Runqi Yang, Liu Yu, Zhi Li, Shaohui Li, Likang Wu

Published: 2024, Last Modified: 15 Jan 2026IJCNN 2024EveryoneRevisionsBibTeXCC BY-SA 4.0

Abstract: Sequential recommendations have gained great attention in recent years. Considering that user interactions naturally follow sequential decision tasks, many researchers have explored the integration of Reinforcement Learning (RL) into sequential recommendations. However, the limited exploration gap between recommender systems and other RL scenarios brings great challenges. Fortunately, Offline RL, which learns from expert experiences in offline datasets, has emerged as a potential solution. Nevertheless, utilizing offline RL to model user preferences is non-trivial due to strict model overestimation and implicit feedback issues. To address these challenges, we propose a novel offline RL framework called Pair-Wise Q-Learning (PQL).

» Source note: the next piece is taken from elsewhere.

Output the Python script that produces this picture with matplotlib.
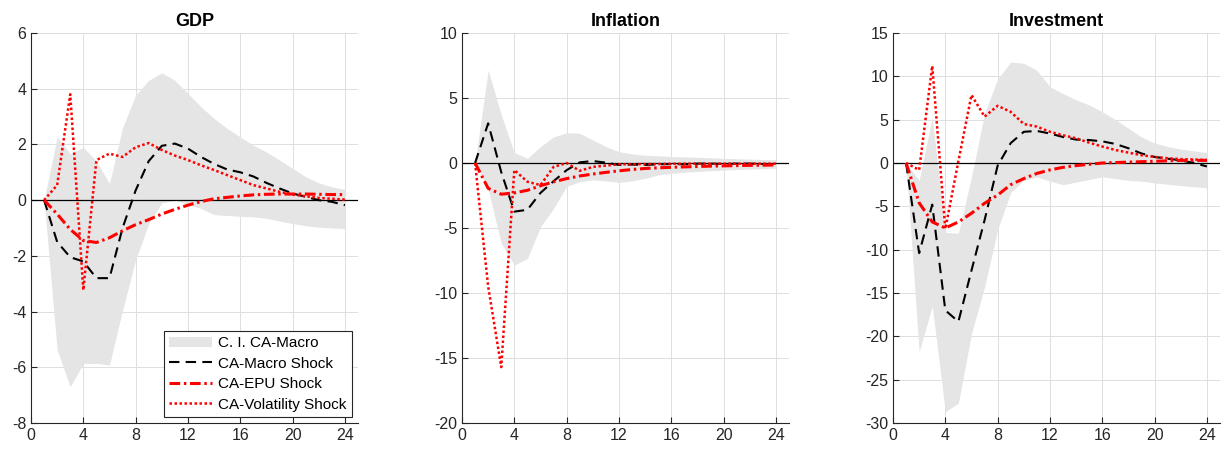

Our approach includes a state encoder module to generate a unified representation of user interaction states, a conservative Q-Learning approach with double Q-Networks to reduce overestimation and enhance robustness, a dynamic negative sampling strategy based on Q-values, and a pair-wise learning module to handle implicit feedback. We jointly optimize our model using conservative Q-Learning and pair-wise learning. Experimental results on two real-world e-commerce datasets, considering clicks and purchases, demonstrate the superior performance of our proposed PQL over existing methods.